Statistically significant disagreement between beekeepers

#1
Hi, I posted recently on here for help with a small hobbyists beekeeping study and was met with great help from user Karabiner.

Because of this, I'm hoping that the community can offer some extra statistical advice that will also settle a disagreement between myself and my colleague.

In essence, we have a database going back seven years (2013 - 2019) consisting of records we've kept. In these records, we have the levels of parasites found (Varroa destructor) on the bees. This parasite is pretty common and is typically recorded as either low, medium or high (To use it in SPSS I converted it to 1=low, 2=medium, 3=high).

we hope to see if there were any "bumper" years of varroa might presence in our hives. My colleague thinks we should do a Pearsons correlation, but I was under the impression that Spearman's ranks was what you needed for ordinal data like low, medium and high?

Are either (or neither) of us correct?

Thank for any help!
 

Miner

TS Contributor
#2
Regarding correlation of ordinal data, you are correct. Pearson's should not be used for ordinal data, but Spearman's may be used. The real question is whether correlation is the correct analysis. Can you provide more information on your hypothesis? What is the other variable with which you are trying to correlate?
 
#3
#4
But these numbers 1, 2, 3 corresponds to actual counts of varroa, don't they? If you have the actual numbers, like 253 counted, that would be better. Then you could use that number, or the log or the square root of that number to compare years.

If not, I would think of the 1,2,3 numbers as scaled values of the original counts, thus that the number are on a ratio scale (very rounded numbers).

I would prefer to compare the average number of mites per bee yard and compare that over the years. (And to compute the average based on one value per bee hive.) Is one year statistically significantly higher than other years? You can do a t-test.

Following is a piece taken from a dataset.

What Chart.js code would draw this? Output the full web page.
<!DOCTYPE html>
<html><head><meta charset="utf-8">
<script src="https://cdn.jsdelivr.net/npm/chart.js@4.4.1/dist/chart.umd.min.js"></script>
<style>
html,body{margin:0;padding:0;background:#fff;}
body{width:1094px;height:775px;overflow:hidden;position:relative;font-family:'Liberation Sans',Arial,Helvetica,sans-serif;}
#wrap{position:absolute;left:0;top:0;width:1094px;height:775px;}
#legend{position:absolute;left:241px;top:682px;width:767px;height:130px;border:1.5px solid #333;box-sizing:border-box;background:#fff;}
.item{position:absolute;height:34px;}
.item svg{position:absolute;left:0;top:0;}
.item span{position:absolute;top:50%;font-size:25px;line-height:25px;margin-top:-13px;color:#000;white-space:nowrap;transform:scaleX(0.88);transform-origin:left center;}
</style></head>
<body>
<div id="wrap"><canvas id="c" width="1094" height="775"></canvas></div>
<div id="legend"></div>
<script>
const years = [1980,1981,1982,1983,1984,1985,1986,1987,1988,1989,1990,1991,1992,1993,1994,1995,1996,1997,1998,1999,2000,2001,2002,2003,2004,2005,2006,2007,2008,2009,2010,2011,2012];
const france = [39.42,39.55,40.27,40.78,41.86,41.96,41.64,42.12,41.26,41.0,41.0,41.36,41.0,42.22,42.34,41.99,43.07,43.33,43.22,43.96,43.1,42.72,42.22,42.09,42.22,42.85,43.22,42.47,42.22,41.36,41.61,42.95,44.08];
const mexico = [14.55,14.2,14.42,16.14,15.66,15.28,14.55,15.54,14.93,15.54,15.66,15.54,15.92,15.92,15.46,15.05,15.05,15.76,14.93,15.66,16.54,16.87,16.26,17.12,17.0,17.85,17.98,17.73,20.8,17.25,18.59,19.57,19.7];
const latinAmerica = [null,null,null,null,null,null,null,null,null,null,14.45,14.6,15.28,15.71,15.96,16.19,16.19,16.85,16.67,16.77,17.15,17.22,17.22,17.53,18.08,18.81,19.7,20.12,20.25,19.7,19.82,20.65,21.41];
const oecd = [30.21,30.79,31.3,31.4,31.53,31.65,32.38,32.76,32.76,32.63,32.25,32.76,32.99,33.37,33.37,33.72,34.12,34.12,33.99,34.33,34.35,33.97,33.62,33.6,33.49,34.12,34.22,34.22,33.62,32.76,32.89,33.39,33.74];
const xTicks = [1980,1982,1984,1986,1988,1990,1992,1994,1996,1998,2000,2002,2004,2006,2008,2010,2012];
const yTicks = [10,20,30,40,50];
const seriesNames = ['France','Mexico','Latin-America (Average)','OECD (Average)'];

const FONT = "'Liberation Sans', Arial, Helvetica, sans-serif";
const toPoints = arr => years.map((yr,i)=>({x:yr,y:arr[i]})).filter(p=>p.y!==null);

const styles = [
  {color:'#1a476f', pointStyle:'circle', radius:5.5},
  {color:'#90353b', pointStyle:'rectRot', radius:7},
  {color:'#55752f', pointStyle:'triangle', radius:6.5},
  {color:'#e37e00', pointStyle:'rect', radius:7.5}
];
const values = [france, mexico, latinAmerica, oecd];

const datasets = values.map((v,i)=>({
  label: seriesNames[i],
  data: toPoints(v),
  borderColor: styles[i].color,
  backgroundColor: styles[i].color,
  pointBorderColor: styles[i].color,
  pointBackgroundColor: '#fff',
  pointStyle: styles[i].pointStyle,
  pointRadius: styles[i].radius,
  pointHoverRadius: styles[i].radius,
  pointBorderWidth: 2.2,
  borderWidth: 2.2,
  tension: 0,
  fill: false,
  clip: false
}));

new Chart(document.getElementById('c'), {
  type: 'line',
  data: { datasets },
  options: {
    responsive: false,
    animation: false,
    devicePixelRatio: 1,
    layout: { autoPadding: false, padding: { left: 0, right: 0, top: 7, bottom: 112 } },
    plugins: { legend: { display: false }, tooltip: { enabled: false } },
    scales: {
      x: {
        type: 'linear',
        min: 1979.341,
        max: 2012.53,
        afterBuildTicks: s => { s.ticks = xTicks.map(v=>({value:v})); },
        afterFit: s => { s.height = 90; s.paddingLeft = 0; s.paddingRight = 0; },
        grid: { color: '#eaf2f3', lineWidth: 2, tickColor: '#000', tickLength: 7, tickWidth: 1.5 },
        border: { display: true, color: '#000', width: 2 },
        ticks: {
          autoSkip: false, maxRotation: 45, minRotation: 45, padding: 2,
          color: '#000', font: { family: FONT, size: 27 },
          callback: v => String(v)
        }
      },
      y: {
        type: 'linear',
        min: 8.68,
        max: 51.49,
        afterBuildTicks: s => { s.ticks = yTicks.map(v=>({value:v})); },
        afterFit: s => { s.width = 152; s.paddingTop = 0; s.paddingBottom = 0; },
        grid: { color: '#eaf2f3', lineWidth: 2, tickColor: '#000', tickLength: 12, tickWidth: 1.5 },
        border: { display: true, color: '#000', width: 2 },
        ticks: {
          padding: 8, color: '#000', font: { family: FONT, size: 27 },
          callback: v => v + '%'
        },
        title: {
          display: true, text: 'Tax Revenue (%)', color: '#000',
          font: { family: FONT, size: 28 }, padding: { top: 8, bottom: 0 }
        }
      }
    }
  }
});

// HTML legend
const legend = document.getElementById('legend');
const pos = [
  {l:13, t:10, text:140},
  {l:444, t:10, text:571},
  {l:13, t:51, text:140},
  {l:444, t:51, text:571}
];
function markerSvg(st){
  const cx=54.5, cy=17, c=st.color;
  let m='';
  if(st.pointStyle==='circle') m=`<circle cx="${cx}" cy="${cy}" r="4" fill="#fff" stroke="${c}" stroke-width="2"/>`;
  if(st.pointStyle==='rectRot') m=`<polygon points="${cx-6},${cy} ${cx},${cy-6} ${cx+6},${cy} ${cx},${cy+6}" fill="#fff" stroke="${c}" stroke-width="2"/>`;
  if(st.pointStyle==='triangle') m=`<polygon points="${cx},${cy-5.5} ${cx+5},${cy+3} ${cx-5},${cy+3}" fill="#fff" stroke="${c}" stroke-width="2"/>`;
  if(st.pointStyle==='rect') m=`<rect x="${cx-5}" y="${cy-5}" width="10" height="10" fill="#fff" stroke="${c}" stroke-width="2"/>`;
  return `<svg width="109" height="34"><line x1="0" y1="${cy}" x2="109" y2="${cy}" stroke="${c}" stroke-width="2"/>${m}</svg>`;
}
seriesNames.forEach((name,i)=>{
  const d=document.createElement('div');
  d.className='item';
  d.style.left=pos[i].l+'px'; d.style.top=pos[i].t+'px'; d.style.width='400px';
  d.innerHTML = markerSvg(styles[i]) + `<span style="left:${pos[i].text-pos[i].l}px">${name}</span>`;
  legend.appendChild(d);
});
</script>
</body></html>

(Correlation coefficients are about how two data set are related. I cant see how that would be used here. )
 
#5
We don't have the actual numbers, unfortunately, we're trained to make guesses based on observations. so low, for example, could be something like between 1-3 mites for every approximately 30 bees. and they go in tiers like that: (1-3) low, (3-6) medium-ish, (6+) high, etc.

Does this help?
 

Miner

TS Contributor
#6
You could go with an ordinal logistic regression. Temperature as a continuous predictor, pesticide ban as a categorical predictor and mite concentration as the ordinal response.
 

noetsi

Fortran must die
#7
Be careful if not used to ordinal regression because it has issues that are not in linear regression. Be careful to understand what odds ratios mean, don't look for an R square and understand that the assumptions you test for vary significantly between ordinal and linear regression. For instance, over dispersion is a major issue with logistic regression but is largely ignored in linear regression. Don't try to interpret the raw slopes - they are incomprehensible to carbon life forms. :p Use odds ratios.
 

Karabiner

TS Contributor
#8
In essence, we have a database going back seven years (2013 - 2019) consisting of records we've kept. In these records, we have the levels of parasites found (Varroa destructor) on the bees. This parasite is pretty common and is typically recorded as either low, medium or high (To use it in SPSS I converted it to 1=low, 2=medium, 3=high).
So you have complete data for n (how many?) beehives across 7 years (2013-19),
and you can always tell which 7 measurements belong to the same beehive?
we hope to see if there were any "bumper" years of varroa might presence in our hives.
You could just display this graphically ("which percentage of the hives showed
level 1, 2 or 3, respectively, in each year"). And there are statistical tests for
a) the global hypothesis that the levels are distributed identically across the
years (in the population from which your data were sampled), and b) for pairwise
comparisons between years.
so essentially the Hypothesis is that one of these environmental factors has had an
effect on the levels of Varroa mites present on one year or another.
Are such ideas actual hypotheses to be tested, or are they just some of possible
post-hoc explanations for statistically significant "bumpers" (if there are any)?

With kind regards

Karabiner